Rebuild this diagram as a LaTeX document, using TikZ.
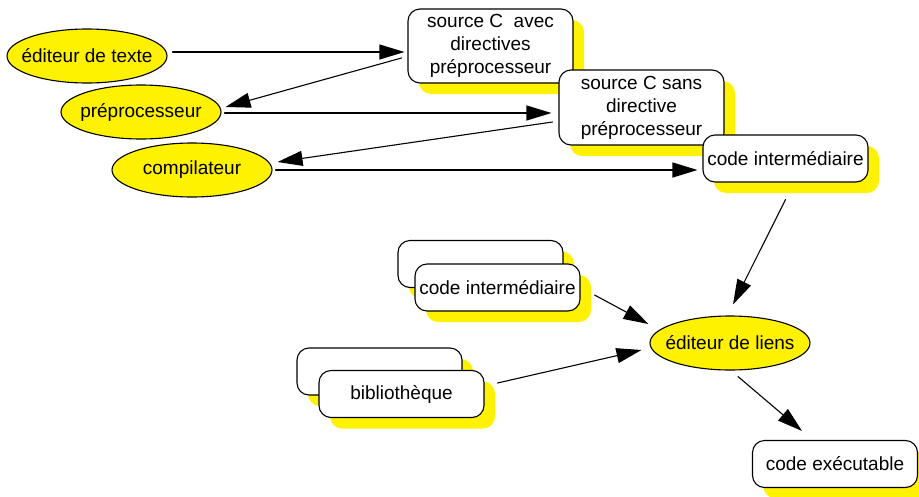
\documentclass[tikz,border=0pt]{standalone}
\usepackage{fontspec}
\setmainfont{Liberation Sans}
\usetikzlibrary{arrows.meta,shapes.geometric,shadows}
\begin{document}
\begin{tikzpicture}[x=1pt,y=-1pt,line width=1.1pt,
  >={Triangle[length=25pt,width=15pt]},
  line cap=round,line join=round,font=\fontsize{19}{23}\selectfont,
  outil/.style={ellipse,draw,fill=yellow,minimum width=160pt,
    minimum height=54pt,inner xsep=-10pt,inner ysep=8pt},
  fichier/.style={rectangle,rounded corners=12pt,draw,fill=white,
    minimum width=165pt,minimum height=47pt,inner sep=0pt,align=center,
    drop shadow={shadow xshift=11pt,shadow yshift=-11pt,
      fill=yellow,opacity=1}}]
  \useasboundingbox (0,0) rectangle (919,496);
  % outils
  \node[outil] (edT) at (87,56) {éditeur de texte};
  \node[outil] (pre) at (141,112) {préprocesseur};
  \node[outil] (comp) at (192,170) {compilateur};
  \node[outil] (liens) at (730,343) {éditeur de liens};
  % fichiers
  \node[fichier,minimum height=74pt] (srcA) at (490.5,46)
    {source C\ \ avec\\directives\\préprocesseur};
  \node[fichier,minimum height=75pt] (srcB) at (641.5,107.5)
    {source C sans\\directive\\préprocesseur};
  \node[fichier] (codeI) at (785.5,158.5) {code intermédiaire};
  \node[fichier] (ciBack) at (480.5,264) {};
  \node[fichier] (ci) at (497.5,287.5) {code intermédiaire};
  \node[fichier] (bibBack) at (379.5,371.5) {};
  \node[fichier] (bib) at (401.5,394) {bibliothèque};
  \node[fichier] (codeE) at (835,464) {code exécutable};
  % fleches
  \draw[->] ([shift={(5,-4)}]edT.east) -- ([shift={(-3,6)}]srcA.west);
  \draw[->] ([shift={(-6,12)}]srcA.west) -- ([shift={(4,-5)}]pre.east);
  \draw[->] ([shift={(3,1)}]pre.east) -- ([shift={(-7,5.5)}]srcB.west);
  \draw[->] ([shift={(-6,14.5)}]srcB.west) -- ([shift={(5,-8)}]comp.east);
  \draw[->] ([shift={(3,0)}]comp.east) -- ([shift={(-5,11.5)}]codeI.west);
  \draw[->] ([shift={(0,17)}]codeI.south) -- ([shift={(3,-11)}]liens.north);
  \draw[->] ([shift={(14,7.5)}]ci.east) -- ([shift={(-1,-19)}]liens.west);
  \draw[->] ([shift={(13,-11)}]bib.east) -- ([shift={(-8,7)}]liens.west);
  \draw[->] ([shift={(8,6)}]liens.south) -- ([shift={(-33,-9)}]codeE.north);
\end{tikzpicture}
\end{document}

● **Task directions**
Output the data above without changes, apart from leaving out the pictures.

● **Solved problem**
Rebuild this diagram as a LaTeX document, using TikZ.
\documentclass[tikz,border=0pt]{standalone}
\usepackage{fontspec}
\setmainfont{Liberation Sans}
\usetikzlibrary{arrows.meta,shapes.geometric,shadows}
\begin{document}
\begin{tikzpicture}[x=1pt,y=-1pt,line width=1.1pt,
  >={Triangle[length=25pt,width=15pt]},
  line cap=round,line join=round,font=\fontsize{19}{23}\selectfont,
  outil/.style={ellipse,draw,fill=yellow,minimum width=160pt,
    minimum height=54pt,inner xsep=-10pt,inner ysep=8pt},
  fichier/.style={rectangle,rounded corners=12pt,draw,fill=white,
    minimum width=165pt,minimum height=47pt,inner sep=0pt,align=center,
    drop shadow={shadow xshift=11pt,shadow yshift=-11pt,
      fill=yellow,opacity=1}}]
  \useasboundingbox (0,0) rectangle (919,496);
  % outils
  \node[outil] (edT) at (87,56) {éditeur de texte};
  \node[outil] (pre) at (141,112) {préprocesseur};
  \node[outil] (comp) at (192,170) {compilateur};
  \node[outil] (liens) at (730,343) {éditeur de liens};
  % fichiers
  \node[fichier,minimum height=74pt] (srcA) at (490.5,46)
    {source C\ \ avec\\directives\\préprocesseur};
  \node[fichier,minimum height=75pt] (srcB) at (641.5,107.5)
    {source C sans\\directive\\préprocesseur};
  \node[fichier] (codeI) at (785.5,158.5) {code intermédiaire};
  \node[fichier] (ciBack) at (480.5,264) {};
  \node[fichier] (ci) at (497.5,287.5) {code intermédiaire};
  \node[fichier] (bibBack) at (379.5,371.5) {};
  \node[fichier] (bib) at (401.5,394) {bibliothèque};
  \node[fichier] (codeE) at (835,464) {code exécutable};
  % fleches
  \draw[->] ([shift={(5,-4)}]edT.east) -- ([shift={(-3,6)}]srcA.west);
  \draw[->] ([shift={(-6,12)}]srcA.west) -- ([shift={(4,-5)}]pre.east);
  \draw[->] ([shift={(3,1)}]pre.east) -- ([shift={(-7,5.5)}]srcB.west);
  \draw[->] ([shift={(-6,14.5)}]srcB.west) -- ([shift={(5,-8)}]comp.east);
  \draw[->] ([shift={(3,0)}]comp.east) -- ([shift={(-5,11.5)}]codeI.west);
  \draw[->] ([shift={(0,17)}]codeI.south) -- ([shift={(3,-11)}]liens.north);
  \draw[->] ([shift={(14,7.5)}]ci.east) -- ([shift={(-1,-19)}]liens.west);
  \draw[->] ([shift={(13,-11)}]bib.east) -- ([shift={(-8,7)}]liens.west);
  \draw[->] ([shift={(8,6)}]liens.south) -- ([shift={(-33,-9)}]codeE.north);
\end{tikzpicture}
\end{document}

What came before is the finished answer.